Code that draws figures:
++++

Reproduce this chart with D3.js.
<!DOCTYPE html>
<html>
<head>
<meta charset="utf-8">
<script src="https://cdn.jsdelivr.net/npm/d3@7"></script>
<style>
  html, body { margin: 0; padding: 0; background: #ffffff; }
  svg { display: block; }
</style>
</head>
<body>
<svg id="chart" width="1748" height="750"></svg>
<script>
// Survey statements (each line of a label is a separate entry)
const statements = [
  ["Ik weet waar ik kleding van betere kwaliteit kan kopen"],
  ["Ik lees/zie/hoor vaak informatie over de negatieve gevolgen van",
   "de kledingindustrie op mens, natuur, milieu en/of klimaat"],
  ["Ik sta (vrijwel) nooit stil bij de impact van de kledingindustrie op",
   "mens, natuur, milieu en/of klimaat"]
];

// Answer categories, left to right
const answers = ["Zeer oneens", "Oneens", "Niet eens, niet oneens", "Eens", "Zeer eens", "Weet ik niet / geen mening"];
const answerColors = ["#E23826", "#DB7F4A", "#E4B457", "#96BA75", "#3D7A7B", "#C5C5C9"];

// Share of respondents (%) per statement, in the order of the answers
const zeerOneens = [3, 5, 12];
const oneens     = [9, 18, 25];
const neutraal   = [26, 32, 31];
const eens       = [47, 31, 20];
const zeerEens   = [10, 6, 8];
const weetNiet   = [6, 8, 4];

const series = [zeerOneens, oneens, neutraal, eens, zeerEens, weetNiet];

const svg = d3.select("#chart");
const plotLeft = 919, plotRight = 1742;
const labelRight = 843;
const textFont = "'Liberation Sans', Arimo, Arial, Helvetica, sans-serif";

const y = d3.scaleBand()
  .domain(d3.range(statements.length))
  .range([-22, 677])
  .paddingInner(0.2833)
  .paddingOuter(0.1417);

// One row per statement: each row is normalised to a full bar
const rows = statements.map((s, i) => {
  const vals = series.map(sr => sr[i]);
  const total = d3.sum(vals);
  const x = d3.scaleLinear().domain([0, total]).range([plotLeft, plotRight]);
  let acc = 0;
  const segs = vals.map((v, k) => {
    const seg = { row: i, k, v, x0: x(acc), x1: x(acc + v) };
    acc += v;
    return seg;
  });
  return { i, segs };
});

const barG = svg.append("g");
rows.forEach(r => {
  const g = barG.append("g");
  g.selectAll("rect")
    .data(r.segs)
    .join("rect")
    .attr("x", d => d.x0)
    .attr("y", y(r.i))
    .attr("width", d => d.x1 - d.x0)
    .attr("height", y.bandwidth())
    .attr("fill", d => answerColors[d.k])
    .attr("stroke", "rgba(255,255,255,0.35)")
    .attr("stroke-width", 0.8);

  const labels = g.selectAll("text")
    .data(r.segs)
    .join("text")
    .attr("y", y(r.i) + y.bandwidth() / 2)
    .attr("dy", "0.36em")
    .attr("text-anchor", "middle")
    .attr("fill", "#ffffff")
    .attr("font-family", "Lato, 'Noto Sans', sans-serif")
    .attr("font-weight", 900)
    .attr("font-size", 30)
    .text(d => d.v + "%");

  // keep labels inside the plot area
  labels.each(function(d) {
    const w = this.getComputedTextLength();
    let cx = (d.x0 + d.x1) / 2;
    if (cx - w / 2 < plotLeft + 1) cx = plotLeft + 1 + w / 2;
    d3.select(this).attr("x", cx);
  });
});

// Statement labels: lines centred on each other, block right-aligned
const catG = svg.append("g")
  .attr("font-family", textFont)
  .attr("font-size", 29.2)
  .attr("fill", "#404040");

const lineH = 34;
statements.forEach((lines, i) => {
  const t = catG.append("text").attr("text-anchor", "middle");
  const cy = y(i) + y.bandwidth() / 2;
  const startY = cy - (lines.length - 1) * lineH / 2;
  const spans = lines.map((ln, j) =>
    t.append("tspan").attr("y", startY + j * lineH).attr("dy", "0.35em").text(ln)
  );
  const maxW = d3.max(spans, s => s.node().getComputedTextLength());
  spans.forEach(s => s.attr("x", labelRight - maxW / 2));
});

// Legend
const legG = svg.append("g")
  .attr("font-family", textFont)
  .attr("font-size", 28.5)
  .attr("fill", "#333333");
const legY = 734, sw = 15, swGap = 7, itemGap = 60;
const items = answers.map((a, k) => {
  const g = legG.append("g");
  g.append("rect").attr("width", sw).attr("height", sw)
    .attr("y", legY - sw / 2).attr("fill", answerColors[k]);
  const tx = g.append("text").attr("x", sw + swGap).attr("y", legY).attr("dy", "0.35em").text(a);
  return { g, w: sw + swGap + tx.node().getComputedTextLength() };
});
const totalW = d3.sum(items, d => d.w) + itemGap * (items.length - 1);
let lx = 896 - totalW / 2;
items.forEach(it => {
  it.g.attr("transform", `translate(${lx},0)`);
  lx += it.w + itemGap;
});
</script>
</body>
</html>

++++

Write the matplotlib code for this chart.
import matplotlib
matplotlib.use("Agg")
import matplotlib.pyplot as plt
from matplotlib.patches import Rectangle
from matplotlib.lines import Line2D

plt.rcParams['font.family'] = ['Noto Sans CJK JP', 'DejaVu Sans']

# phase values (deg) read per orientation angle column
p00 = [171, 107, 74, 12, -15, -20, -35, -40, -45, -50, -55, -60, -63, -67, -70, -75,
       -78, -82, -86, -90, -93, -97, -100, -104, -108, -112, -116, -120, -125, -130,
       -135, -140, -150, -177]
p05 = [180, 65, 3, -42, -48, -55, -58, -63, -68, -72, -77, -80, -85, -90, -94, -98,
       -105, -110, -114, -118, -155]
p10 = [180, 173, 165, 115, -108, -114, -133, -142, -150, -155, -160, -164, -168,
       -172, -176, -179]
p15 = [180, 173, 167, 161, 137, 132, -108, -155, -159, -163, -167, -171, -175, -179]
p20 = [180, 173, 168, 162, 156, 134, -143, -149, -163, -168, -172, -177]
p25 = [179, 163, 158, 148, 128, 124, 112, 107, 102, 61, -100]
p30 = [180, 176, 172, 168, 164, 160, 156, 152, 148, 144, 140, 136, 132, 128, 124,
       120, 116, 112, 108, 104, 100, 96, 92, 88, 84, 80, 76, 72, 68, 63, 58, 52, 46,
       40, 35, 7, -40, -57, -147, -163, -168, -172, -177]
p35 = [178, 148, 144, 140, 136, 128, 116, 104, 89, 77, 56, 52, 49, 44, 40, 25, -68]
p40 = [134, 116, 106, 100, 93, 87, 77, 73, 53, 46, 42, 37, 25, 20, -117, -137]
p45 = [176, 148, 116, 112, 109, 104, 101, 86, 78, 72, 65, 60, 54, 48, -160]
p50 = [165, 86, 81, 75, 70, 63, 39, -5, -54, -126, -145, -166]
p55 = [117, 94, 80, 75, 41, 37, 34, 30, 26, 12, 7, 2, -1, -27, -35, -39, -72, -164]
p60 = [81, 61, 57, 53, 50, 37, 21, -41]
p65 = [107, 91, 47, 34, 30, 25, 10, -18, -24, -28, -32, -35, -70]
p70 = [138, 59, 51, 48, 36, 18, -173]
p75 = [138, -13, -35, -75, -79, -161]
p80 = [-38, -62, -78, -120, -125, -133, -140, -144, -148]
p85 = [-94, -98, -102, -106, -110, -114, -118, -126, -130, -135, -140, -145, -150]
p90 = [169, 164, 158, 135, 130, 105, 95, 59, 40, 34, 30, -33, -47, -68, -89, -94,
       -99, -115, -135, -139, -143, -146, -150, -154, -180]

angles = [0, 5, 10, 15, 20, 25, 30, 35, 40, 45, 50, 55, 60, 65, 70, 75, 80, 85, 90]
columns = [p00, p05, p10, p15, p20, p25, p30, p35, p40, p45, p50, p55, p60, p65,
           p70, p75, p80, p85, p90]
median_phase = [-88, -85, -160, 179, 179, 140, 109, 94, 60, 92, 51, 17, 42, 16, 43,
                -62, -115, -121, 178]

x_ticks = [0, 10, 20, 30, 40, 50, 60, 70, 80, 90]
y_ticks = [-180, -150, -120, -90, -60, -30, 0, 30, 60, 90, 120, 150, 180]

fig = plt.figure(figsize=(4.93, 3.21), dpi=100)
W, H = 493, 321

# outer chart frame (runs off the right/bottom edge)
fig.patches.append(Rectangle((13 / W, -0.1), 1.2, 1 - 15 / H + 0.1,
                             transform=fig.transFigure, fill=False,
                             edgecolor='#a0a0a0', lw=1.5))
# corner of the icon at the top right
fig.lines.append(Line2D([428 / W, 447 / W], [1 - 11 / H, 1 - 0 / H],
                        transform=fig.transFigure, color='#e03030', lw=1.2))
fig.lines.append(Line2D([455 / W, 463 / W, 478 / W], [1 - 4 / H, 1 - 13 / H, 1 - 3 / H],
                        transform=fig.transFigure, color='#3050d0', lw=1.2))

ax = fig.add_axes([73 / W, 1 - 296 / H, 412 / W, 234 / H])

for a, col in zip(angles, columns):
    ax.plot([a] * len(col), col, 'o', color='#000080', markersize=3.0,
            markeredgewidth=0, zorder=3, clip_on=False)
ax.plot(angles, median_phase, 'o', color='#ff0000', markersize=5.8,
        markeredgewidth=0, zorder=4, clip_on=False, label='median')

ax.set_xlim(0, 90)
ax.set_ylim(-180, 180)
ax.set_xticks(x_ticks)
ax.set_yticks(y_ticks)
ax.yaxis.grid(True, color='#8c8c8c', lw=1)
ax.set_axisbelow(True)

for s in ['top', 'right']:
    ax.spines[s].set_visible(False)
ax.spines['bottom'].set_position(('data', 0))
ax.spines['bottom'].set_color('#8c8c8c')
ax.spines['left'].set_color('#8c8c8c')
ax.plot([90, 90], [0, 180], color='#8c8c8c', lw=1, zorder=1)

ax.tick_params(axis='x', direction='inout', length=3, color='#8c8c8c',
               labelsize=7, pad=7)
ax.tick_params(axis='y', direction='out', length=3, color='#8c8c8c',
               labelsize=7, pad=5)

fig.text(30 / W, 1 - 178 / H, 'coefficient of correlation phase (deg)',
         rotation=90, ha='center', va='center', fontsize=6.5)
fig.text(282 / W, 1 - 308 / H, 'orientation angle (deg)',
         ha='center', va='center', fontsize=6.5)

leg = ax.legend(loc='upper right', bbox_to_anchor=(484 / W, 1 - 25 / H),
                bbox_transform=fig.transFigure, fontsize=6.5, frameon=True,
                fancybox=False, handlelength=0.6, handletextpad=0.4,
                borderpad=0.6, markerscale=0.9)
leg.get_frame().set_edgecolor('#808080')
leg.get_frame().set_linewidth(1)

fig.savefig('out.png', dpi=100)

++++

WHAT YOU NEED TO DO
Exactly and only the lines from the line with "Write the matplotlib code for this chart." to the line with "plt.rcParams['font.family'] = ['Noto", both included, are to be printed.

WRITTEN ANSWER
Write the matplotlib code for this chart.
import matplotlib
matplotlib.use("Agg")
import matplotlib.pyplot as plt
from matplotlib.patches import Rectangle
from matplotlib.lines import Line2D

plt.rcParams['font.family'] = ['Noto Sans CJK JP', 'DejaVu Sans']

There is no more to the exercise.